Bardsley argued that these remedies were against procedural fairness,  since it had been agreed upon by the parties that ordering assignment, which was once requested by the respondent under paragraph 4(c) of its amended notice of application, was now stayed.  The judge was cognizant that such an order could not be made, since it would bind a co-inventor and co-owner, Mr. Lay, who was not a party to the proceeding. [12, 37]
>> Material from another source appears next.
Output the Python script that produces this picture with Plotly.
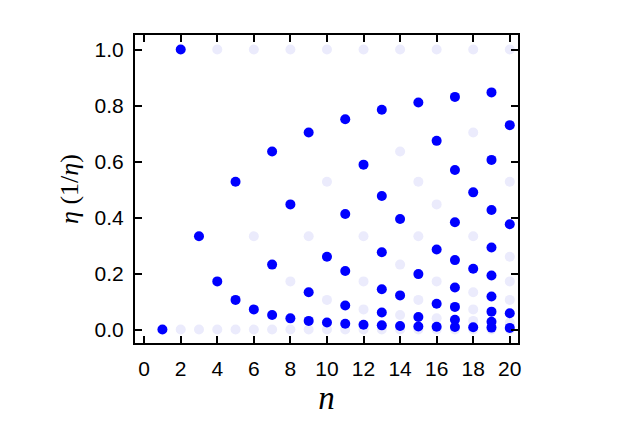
import plotly.graph_objects as go

# Highlighted (dark blue) points
dark_n = [1, 2, 3, 4, 5, 5, 6, 7, 7, 7, 8, 8, 9, 9, 9,
          10, 10, 11, 11, 11, 11, 11, 12, 12,
          13, 13, 13, 13, 13, 13, 14, 14, 14,
          15, 15, 15, 15, 16, 16, 16, 16,
          17, 17, 17, 17, 17, 17, 17, 17,
          18, 18, 18, 19, 19, 19, 19, 19, 19, 19, 19, 19,
          20, 20, 20, 20]
dark_eta = [0.0, 1.0, 0.333, 0.172, 0.106, 0.528, 0.072, 0.052, 0.232, 0.636, 0.040, 0.447, 0.031, 0.133, 0.704,
            0.025, 0.260, 0.021, 0.086, 0.209, 0.413, 0.751, 0.017, 0.589,
            0.015, 0.061, 0.144, 0.276, 0.477, 0.785, 0.013, 0.122, 0.395,
            0.011, 0.045, 0.198, 0.811, 0.010, 0.092, 0.286, 0.674,
            0.009, 0.035, 0.081, 0.150, 0.248, 0.383, 0.570, 0.831,
            0.008, 0.217, 0.490, 0.007, 0.028, 0.064, 0.118, 0.193, 0.293, 0.427, 0.606, 0.847,
            0.006, 0.058, 0.376, 0.730]

# Faint (lavender) points
faint_n = [2, 3, 4, 4, 5, 6, 6, 6, 7, 8, 8, 8, 9, 9,
           10, 10, 10, 10, 11, 12, 12, 12, 12, 12,
           13, 14, 14, 14, 14, 14, 15, 15, 15, 15,
           16, 16, 16, 16, 16, 17,
           18, 18, 18, 18, 18, 18, 18, 19,
           20, 20, 20, 20, 20, 20, 20]
faint_eta = [0.0, 0.0, 0.0, 1.0, 0.0, 0.0, 0.333, 1.0, 0.0, 0.0, 0.172, 1.0, 0.0, 0.333,
             0.0, 0.106, 0.528, 1.0, 0.0, 0.0, 0.072, 0.172, 0.333, 1.0,
             0.0, 0.0, 0.052, 0.232, 0.636, 1.0, 0.0, 0.106, 0.333, 0.528,
             0.0, 0.040, 0.172, 0.447, 1.0, 0.0,
             0.0, 0.031, 0.072, 0.133, 0.333, 0.704, 1.0, 0.0,
             0.0, 0.025, 0.106, 0.172, 0.260, 0.528, 1.0]

x_ticks = [0, 2, 4, 6, 8, 10, 12, 14, 16, 18, 20]
y_ticks = [0.0, 0.2, 0.4, 0.6, 0.8, 1.0]
y_ticklabels = ["0.0", "0.2", "0.4", "0.6", "0.8", "1.0"]

fig = go.Figure()
fig.add_trace(go.Scatter(x=faint_n, y=faint_eta, mode="markers",
                         marker=dict(color="#ebebfc", size=10, line=dict(width=0)),
                         showlegend=False, hoverinfo="skip"))
fig.add_trace(go.Scatter(x=dark_n, y=dark_eta, mode="markers",
                         marker=dict(color="#0000ff", size=10, line=dict(width=0)),
                         showlegend=False))

axis_common = dict(showline=True, linecolor="black", linewidth=2, mirror="ticks",
                   ticks="inside", ticklen=7, tickwidth=2, tickcolor="black",
                   showgrid=False, zeroline=False,
                   tickfont=dict(family="Liberation Sans, Arial, sans-serif", size=21, color="black"))

fig.update_layout(
    width=623, height=442,
    margin=dict(l=127, r=113, t=27, b=107),
    paper_bgcolor="white", plot_bgcolor="white",
    xaxis=dict(range=[-0.5, 20.45], tickvals=x_ticks, ticklabelstandoff=6,
               title=dict(text="<i>n</i>", standoff=0,
                          font=dict(family="Liberation Serif, Times New Roman, serif", size=33, color="black")),
               **axis_common),
    yaxis=dict(range=[-0.048, 1.052], tickvals=y_ticks, ticktext=y_ticklabels, ticklabelstandoff=5,
               title=dict(text="<i>η</i> (1/<i>η</i>)", standoff=8,
                          font=dict(family="Liberation Serif, Times New Roman, serif", size=26, color="black")),
               **axis_common),
)

fig.write_html("out.html")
Nevertheless, the Court found the order to be procedurally fair  by making the distinction that the remedy was being granted pursuant to the general remedy of returning all High performance assets to High Performance, which was requested under paragraph 4(a) of the respondent’s amended notice of application,  not pursuant to paragraph 4(c).  The order stopped short of granting the assignment remedy. It was restricted to obliging Mr. Bardsley to transfer his interests in the ‘770 Application to High Performance to the extent possible. 
The Denial of Equitable Set-off
The appellants unsuccessfully argued that the judge erred by not granting them equitable set-off in respect of some amounts owed by them to High Performance.  Each of the appellants’ arguments in this regard was rejected.
First, the Court rejected the argument that the judge had first decided he would grant set-off and then changed his mind. The Court found that no such decisions were ever made.  Second, the Court rejected the argument that the clean hands doctrine no longer applies to equitable set-off after Holt v Telford,  2 SCR 193. [55-56] Third, the appellants unsuccessfully argued that the judge applied the clean hands doctrine too broadly by going toward bad character or “general depravity”. The Court found that the judge did not go so far.  Finally, contrary to the appellants’ argument, the Court found that the judge did not err when he considered whether set-off would cause an unfair preference contrary to the intent of receivership when deciding not to grant set-off. Overall, the Court found there was no palpable and overriding error in denying equitable set-off to the appellants. 
This case does not get into a discussion of whether Bardsley or High Performance are the true owner of the ‘770 Application. Furthermore, the issue of whether or not an assignment remedy can be granted when a person who is a co-inventor and co-owner is not a party to the proceeding is not argued in this case. It is taken for granted that such an order cannot be made. 
Rather, the case is merely about procedural fairness. It may have appeared to Mr. Bardsley that the judge had made an order that Bardsley assign the ‘770 Application to High Performance, even though it had been agreed upon by the parties and the judge that such an option was not available. Given the wording in the judge’s reasons: “I will grant an order for a mandatory injunction requiring Mr. Bardsley to do whatever is necessary to transfer the application to High Performance…” [emphasis added] that understanding seems understandable.
The Court of Appeal seems to have clarified the judge’s phrasing by restricting the order to merely requiring that Bardsley transfer his interest in the ‘770 Application to High Performance, not that it be assigned in its entirety.